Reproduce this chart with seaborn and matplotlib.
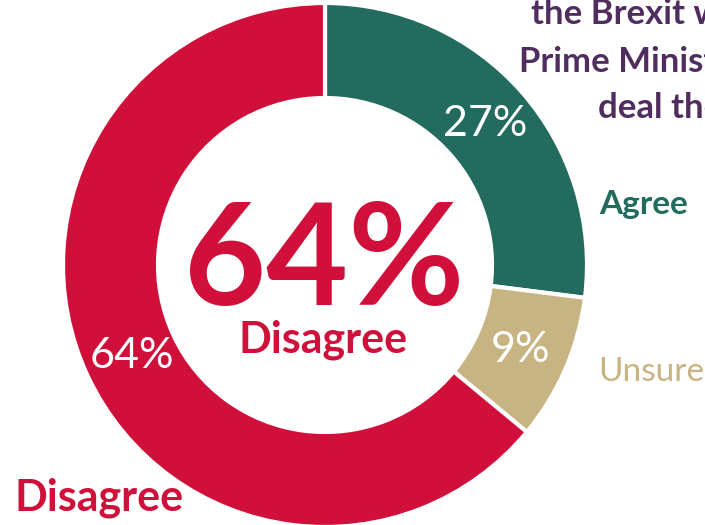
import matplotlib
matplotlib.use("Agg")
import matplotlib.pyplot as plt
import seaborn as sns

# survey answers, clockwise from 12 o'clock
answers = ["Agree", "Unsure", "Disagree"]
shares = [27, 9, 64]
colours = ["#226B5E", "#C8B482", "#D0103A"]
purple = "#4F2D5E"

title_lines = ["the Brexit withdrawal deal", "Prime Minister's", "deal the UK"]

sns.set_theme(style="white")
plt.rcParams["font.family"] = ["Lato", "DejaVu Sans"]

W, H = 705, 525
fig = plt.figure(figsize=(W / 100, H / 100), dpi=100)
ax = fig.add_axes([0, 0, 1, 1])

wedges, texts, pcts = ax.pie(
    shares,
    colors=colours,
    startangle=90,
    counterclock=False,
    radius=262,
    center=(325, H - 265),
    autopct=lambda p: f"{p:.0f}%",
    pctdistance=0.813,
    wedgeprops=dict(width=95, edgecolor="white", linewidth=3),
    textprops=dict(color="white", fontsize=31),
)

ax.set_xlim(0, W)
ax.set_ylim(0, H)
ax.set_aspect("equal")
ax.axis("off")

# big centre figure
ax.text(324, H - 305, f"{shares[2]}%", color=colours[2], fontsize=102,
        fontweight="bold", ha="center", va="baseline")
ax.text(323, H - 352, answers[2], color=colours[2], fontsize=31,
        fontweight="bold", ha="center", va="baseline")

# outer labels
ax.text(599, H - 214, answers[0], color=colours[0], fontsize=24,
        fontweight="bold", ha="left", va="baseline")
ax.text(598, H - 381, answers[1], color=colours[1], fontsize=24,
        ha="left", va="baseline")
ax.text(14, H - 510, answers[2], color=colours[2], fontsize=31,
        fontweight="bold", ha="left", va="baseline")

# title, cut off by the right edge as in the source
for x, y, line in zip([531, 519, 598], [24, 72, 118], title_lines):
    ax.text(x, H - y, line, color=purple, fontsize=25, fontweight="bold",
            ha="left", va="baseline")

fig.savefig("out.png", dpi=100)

________________________

Exercise goal:
Write the material out again exactly as it appears, dropping the pictures.

Worked solution:
Reproduce this chart with seaborn and matplotlib.
import matplotlib
matplotlib.use("Agg")
import matplotlib.pyplot as plt
import seaborn as sns

# survey answers, clockwise from 12 o'clock
answers = ["Agree", "Unsure", "Disagree"]
shares = [27, 9, 64]
colours = ["#226B5E", "#C8B482", "#D0103A"]
purple = "#4F2D5E"

title_lines = ["the Brexit withdrawal deal", "Prime Minister's", "deal the UK"]

sns.set_theme(style="white")
plt.rcParams["font.family"] = ["Lato", "DejaVu Sans"]

W, H = 705, 525
fig = plt.figure(figsize=(W / 100, H / 100), dpi=100)
ax = fig.add_axes([0, 0, 1, 1])

wedges, texts, pcts = ax.pie(
    shares,
    colors=colours,
    startangle=90,
    counterclock=False,
    radius=262,
    center=(325, H - 265),
    autopct=lambda p: f"{p:.0f}%",
    pctdistance=0.813,
    wedgeprops=dict(width=95, edgecolor="white", linewidth=3),
    textprops=dict(color="white", fontsize=31),
)

ax.set_xlim(0, W)
ax.set_ylim(0, H)
ax.set_aspect("equal")
ax.axis("off")

# big centre figure
ax.text(324, H - 305, f"{shares[2]}%", color=colours[2], fontsize=102,
        fontweight="bold", ha="center", va="baseline")
ax.text(323, H - 352, answers[2], color=colours[2], fontsize=31,
        fontweight="bold", ha="center", va="baseline")

# outer labels
ax.text(599, H - 214, answers[0], color=colours[0], fontsize=24,
        fontweight="bold", ha="left", va="baseline")
ax.text(598, H - 381, answers[1], color=colours[1], fontsize=24,
        ha="left", va="baseline")
ax.text(14, H - 510, answers[2], color=colours[2], fontsize=31,
        fontweight="bold", ha="left", va="baseline")

# title, cut off by the right edge as in the source
for x, y, line in zip([531, 519, 598], [24, 72, 118], title_lines):
    ax.text(x, H - y, line, color=purple, fontsize=25, fontweight="bold",
            ha="left", va="baseline")

fig.savefig("out.png", dpi=100)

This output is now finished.